Does Merger Enforcement Depend on the Portion of the Merger Associated with the Competitive Concerns?
Posted by Social Science Research Network
Malcolm B. Coate & Shawn W. Ulrick (US Federal Trade Commission)
Abstract: Most mergers involve multiple markets. The potential for settlement can vary by the fraction of the overall deal attributable to the markets of concern. (i.e., by the “overlap”). If an antitrust agency challenges a merger having only a small overlap, negotiating a settlement is very likely; but if the entire transaction is at issue, a challenge decision often leads to litigation. Regulators, antitrust attorneys, and expert economists have long wondered if the degree of overlap influences upon the agency’s challenge decision, because settlement and litigation impose disparate costs (including litigation risks and time-delays) on the agency and firms.

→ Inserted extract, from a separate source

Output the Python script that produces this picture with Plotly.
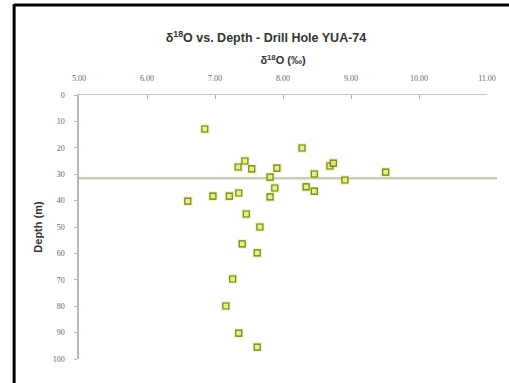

Given over 20 years of experience with modern merger analysis, it is possible to address this question with several empirical models: (1) a two-stage estimation of the settle-challenge process, (2) decomposition analyses focused on matters exhibiting either high or low overlaps, and (3) statistical matching analyses. These models predict differences of 13 to 19 percentage points between the challenge probabilities of mergers exhibiting high and low overlaps. The difference suggests the potential for over- or under-enforcement. Comparing the FTC policy to that of the court quantifies this potential. The exact magnitude depends on the assumptions used to interpret the evidence. One set of assumptions suggests less enforcement when the overlap is high, while another set of assumptions predicts more enforcement when the overlap is low.